- J.P. Morgan predicts the market will rally to new all-time highs in the next few months.
- The firm's technical analyst also believes bank stocks will be a key driver for the S&P 500's coming rise.
J.P. Morgan's chart expert is telling clients to ignore recent market worries, predicting the will rise to new highs.
"Technicals continue to suggest consolidation within a late-cycle rally. Look for new highs in the months ahead," Jason Hunter, head of global fixed income and U.S. equity technical strategy, said in a note to clients Wednesday. "Even if the market folds back into the Apr-May holding pattern and spends more time ranging above critical support in the 2,500s, the 2018 price action still looks like a consolidation within an intact late-cycle bull market."
Hunter predicts that if the S&P 500 can break through resistance around the 2,800 level, it will then soar to new highs. The market hit its current all-time high on Jan. 26, reaching 2872.87.
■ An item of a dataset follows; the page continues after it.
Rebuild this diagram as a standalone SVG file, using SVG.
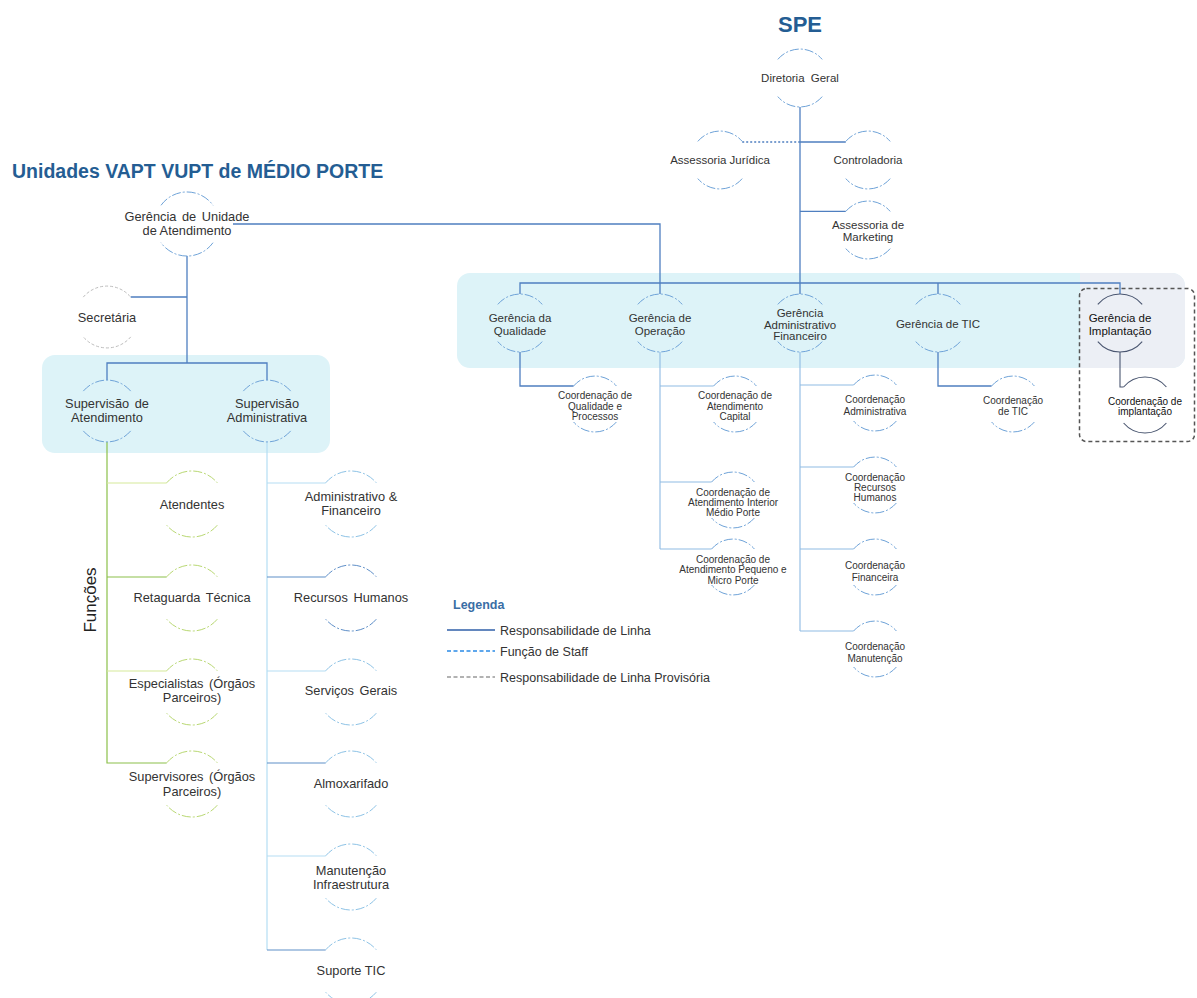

The strategist also believes bank stocks will be a key driver for the market's coming rally.
"We continue to think Financials can lead the S&P 500 Index break to new highs this summer and the relative performance of that sector versus the broad market can recouple with rates over that period," he said.
The S&P 500 is up 2.2 percent this year through Wednesday, while the Financial Select Sector SPDR Fund, a widely followed bank stock ETF, is up 0.9 percent.